During adult life, many organs rely on stem cells to maintain their integrity by replenishing lost cells during tissue homeostasis or in response to injury. Proliferation and differentiation of adult stem cells are under tight control in order to achieve the normal balance between removing dead cells and producing new cells. Disruption of the underlying regulatory mechanisms could result in excessive proliferation of stem cells/progenitor cells, leading to tumor formation. The Drosophila adult midgut has emerged as an attractive model to investigate how stem cell proliferation, self-renewal and differentiation ar regulated, not only because the cell lineage in this tissue is relatively simple and well defined, but also because conserved genetic pathways and regulatory mechanisms are utilized in this system compared with mammalian systems. In addition, sophisticated genetic tools and the wealth of reagents available in the Drosophila community allow systematic identification and in-depth characterization of genes and pathways involved in intestine stem cell (ISC) biology. In recent years, we have demonstrated that tissue damage stimulates ISC proliferation and differentiation in Drosophila midgut. We have identified Insulin and Hippo (Hpo) signaling pathways as two critical pathways that regulate midgut homeostasis and regeneration. Because this system is relatively new, our understanding of ISC biology is still rudimentary. For example, the cellular and molecular basis of stem cell niche in the midgut has remained illusive. The goal of this research is to identify new genetic and molecular components that control Drosophila midgut homeostasis and regeneration with an emphasis on the regulatory mechanisms that control ISC self-renewal and proliferation. Toward this end, we have initiated a genetic screen and identified components in the Bone Morphogenic Protein (BMP) and Hedgehog (Hh) pathways as essential for midgut regeneration. We will investigate the function of BMP and Hh pathways in the regulation of ISC self-renewal and proliferation during normal tissue homeostasis and damage-induced regeneration. We will also identify other regulatory factors involved in midgut homeostasis and regeneration.
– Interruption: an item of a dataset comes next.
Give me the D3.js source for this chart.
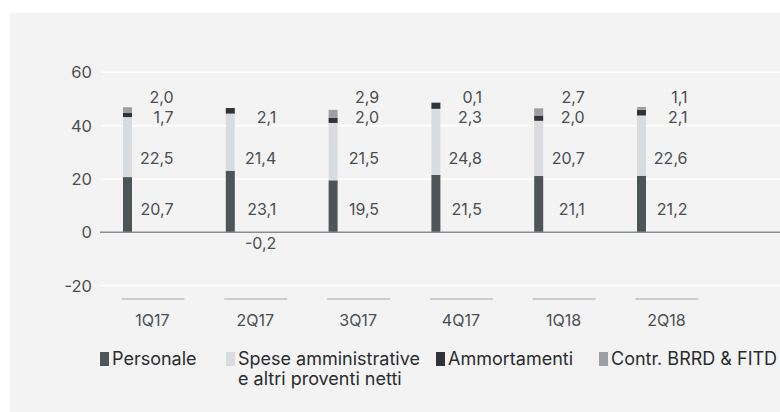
<!DOCTYPE html>
<html lang="it">
<head>
  <meta charset="UTF-8" />
  <title>Costi operativi</title>
  <style>
    body {
      margin: 0;
      background: #ffffff;
      font-family: Inter, "Open Sans", sans-serif;
    }
    svg { display: block; }
  </style>
</head>
<body>
  <svg id="chart" width="780" height="412"></svg>

  <script src="https://cdn.jsdelivr.net/npm/d3@7"></script>
  <script>
    // quarters and the four cost items (EUR mln)
    const quarters = ["1Q17", "2Q17", "3Q17", "4Q17", "1Q18", "2Q18"];
    const personale = [20.7, 23.1, 19.5, 21.5, 21.1, 21.2];
    const spese = [22.5, 21.4, 21.5, 24.8, 20.7, 22.6];
    const ammortamenti = [1.7, 2.1, 2.0, 2.3, 2.0, 2.1];
    const contributi = [2.0, -0.2, 2.9, 0.1, 2.7, 1.1];
    const yTicks = [-20, 0, 20, 40, 60];

    const seriesNames = ["Personale", "Spese amministrative\ne altri proventi netti", "Ammortamenti", "Contr. BRRD & FITD"];
    const seriesValues = [personale, spese, ammortamenti, contributi];
    const colors = ["#4e5557", "#d9dcdf", "#303437", "#9ca0a4"];
    // fixed label rows (in data units), one per series, like the original slide
    const labelRows = [8.6, 27.7, 43.1, 50.6];
    const negRow = -4.0;

    const svg = d3.select("#chart");
    const W = 780, H = 412;

    // grey panel
    svg.append("rect")
      .attr("x", 10).attr("y", 13)
      .attr("width", W - 10).attr("height", H - 13)
      .attr("fill", "#f3f3f3");

    const y = d3.scaleLinear().domain([-20, 60]).range([285.6, 72.3]);
    const x = d3.scalePoint().domain(quarters).range([127.5, 641.5]);
    const fmt = v => d3.format(".1f")(v).replace(".", ",").replace("\u2212", "-");

    // gridlines
    svg.append("g")
      .selectAll("line")
      .data(yTicks.filter(t => t !== 0))
      .join("line")
      .attr("x1", 101).attr("x2", W)
      .attr("y1", d => y(d)).attr("y2", d => y(d))
      .attr("stroke", "#ffffff")
      .attr("stroke-width", 1.5);

    // y axis labels
    svg.append("g")
      .selectAll("text")
      .data(yTicks)
      .join("text")
      .attr("x", 92)
      .attr("y", d => y(d))
      .attr("dy", "0.36em")
      .attr("text-anchor", "end")
      .attr("fill", "#4a4e51")
      .style("font-size", "16.5px")
      .text(d => d);

    // stacked bars
    const stacks = quarters.map((q, i) => {
      let pos = 0, neg = 0;
      return seriesValues.map((vals, s) => {
        const v = vals[i];
        let y0, y1;
        if (v >= 0) { y0 = pos; y1 = pos + v; pos = y1; }
        else { y0 = neg + v; y1 = neg; neg = y0; }
        return { q, s, v, y0, y1 };
      });
    }).flat();

    svg.append("g")
      .selectAll("rect")
      .data(stacks)
      .join("rect")
      .attr("x", d => x(d.q) - 4.5)
      .attr("width", 9)
      .attr("y", d => y(d.y1))
      .attr("height", d => Math.max(0, y(d.y0) - y(d.y1)))
      .attr("fill", d => d.v < 0 ? "#8e9296" : colors[d.s]);

    // zero line
    svg.append("line")
      .attr("x1", 100).attr("x2", W)
      .attr("y1", y(0)).attr("y2", y(0))
      .attr("stroke", "#8a8d90")
      .attr("stroke-width", 1.5);

    // value labels
    svg.append("g")
      .selectAll("text")
      .data(stacks)
      .join("text")
      .attr("x", d => x(d.q) + 46)
      .attr("y", d => y(d.v < 0 ? negRow : labelRows[d.s]))
      .attr("dy", "0.36em")
      .attr("text-anchor", "end")
      .attr("fill", "#4a4e51")
      .style("font-size", "16px")
      .text(d => fmt(d.v));

    // category underlines and labels
    const cat = svg.append("g");
    cat.selectAll("line")
      .data(quarters)
      .join("line")
      .attr("x1", d => x(d) - 6).attr("x2", d => x(d) + 57)
      .attr("y1", 299).attr("y2", 299)
      .attr("stroke", "#a4a7aa")
      .attr("stroke-width", 1);
    cat.selectAll("text")
      .data(quarters)
      .join("text")
      .attr("x", d => x(d) + 25)
      .attr("y", 320)
      .attr("dy", "0.36em")
      .attr("text-anchor", "middle")
      .attr("fill", "#4a4e51")
      .style("font-size", "16px")
      .text(d => d);

    // legend
    const legendX = [100, 226, 436, 599];
    const legend = svg.append("g")
      .selectAll("g")
      .data(seriesNames)
      .join("g")
      .attr("transform", (d, i) => `translate(${legendX[i]},352)`);
    legend.append("rect")
      .attr("width", 9).attr("height", 14)
      .attr("fill", (d, i) => colors[i]);
    legend.append("text")
      .attr("fill", "#2a2c2e")
      .style("font-size", "18px")
      .each(function (d) {
        d.split("\n").forEach((line, k) => {
          d3.select(this).append("tspan")
            .attr("x", 12)
            .attr("y", 7 + k * 20)
            .attr("dy", "0.36em")
            .text(line);
        });
      });
  </script>
</body>
</html>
The specific aims for this proposal are: 1) investigate the function and mechanism of BMP signaling in the regulation of ISC self-renewal; 2) investigate the regulation of BMP signaling and its interaction with other pathways in midgut regeneration; 3) investigate the role of Hh signaling in midgut homeostasis and regeneration; 4) identify and characterize new genes involved in midgut regeneration. The proposed study should provide better understanding of how extrinsic signals and intrinsic factors control stem cell proliferation, self-renewal and differentiation during adult tissue homeostasis and regeneration. The knowledge gained from this study will have important implications for cancer biology and regenerative medicine.
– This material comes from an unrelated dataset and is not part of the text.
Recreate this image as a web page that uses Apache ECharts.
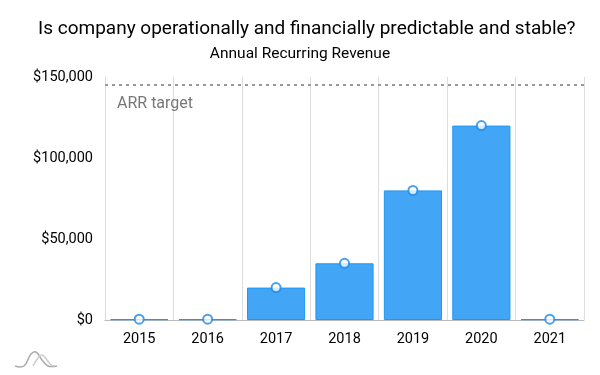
<!DOCTYPE html>
<html><head><meta charset="utf-8">
<script src="https://cdn.jsdelivr.net/npm/echarts@6/dist/echarts.min.js"></script>
<style>html,body{margin:0;padding:0;background:#fff}#c{width:600px;height:375px}</style>
</head><body><div id="c"></div>
<script>
const categories = ['2015','2016','2017','2018','2019','2020','2021'];
const arrValues = [500, 500, 20000, 35000, 80000, 120000, 500];
const arrTarget = 145000;
const yTicks = [0, 50000, 100000, 150000];

const chart = echarts.init(document.getElementById('c'), null, {renderer:'canvas'});
const font = 'Roboto, "Noto Sans", sans-serif';
chart.setOption({
  animation: false,
  textStyle: {fontFamily: font},
  title: [
    {text: 'Is company operationally and financially predictable and stable?', left: 33, top: 15,
     textStyle: {fontSize: 19, fontWeight: 'normal', color: '#000', fontFamily: font}},
    {text: 'Annual Recurring Revenue', left: 'center', top: 41,
     textStyle: {fontSize: 15.5, fontWeight: 'normal', color: '#000', fontFamily: font}}
  ],
  grid: {left: 105, right: 16, top: 77, bottom: 55},
  xAxis: {
    type: 'category', data: categories,
    axisLine: {lineStyle: {color: '#bbb'}},
    axisTick: {show: false},
    axisLabel: {fontSize: 14.5, color: '#000', margin: 12},
    splitLine: {show: true, lineStyle: {color: '#ddd'}}
  },
  yAxis: {
    type: 'value', min: yTicks[0], max: yTicks[yTicks.length-1], interval: 50000,
    axisLabel: {fontSize: 14.5, color: '#000', margin: 12,
      formatter: v => '$' + v.toLocaleString('en-US')},
    splitLine: {show: false},
    axisLine: {show: true, lineStyle: {color: '#ddd'}}
  },
  graphic: [
    {type: 'polyline', shape: {points: [[15,366],[24,366],[31,354],[36,352],[42,360],[48,366],[57,366]], smooth: 0.4},
     style: {stroke: '#aaa', lineWidth: 1.5, fill: null}},
    {type: 'polyline', shape: {points: [[33,366],[38,358],[42,355],[47,360],[51,365],[55,366]], smooth: 0.4},
     style: {stroke: '#ccc', lineWidth: 1.5, fill: null}}
  ],
  series: [
    {type: 'bar', data: arrValues, barCategoryGap: '15%',
     itemStyle: {color: '#42a5f5', borderColor: '#2196f3', borderWidth: 1},
     markLine: {
       silent: true, symbol: 'none',
       lineStyle: {color: '#999', type: [3, 4], width: 2},
       label: {position: 'insideStartBottom', formatter: 'ARR target', color: '#777', fontSize: 16, distance: [12, 11]},
       data: [{yAxis: arrTarget}]
     }},
    {type: 'scatter', data: arrValues, symbol: 'circle', symbolSize: 9,
     itemStyle: {color: '#fff', borderColor: '#1e88e5', borderWidth: 2}, z: 5}
  ]
});
</script></body></html>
Understanding the conserved regulatory mechanisms that control stem cell proliferation, self-renewal and differentiation during normal tissue homeostasis and regeneration is a prerequisite to unlocking the keys to regenerative medicine. In addition, studying the mechanisms that control the balance between stem cell self-renewal and differentiation, proliferation and quiescence should provide novel insights into the etiology of human cancer because cancer cells are derived from stem/progenitor cells that hijack these control mechanisms.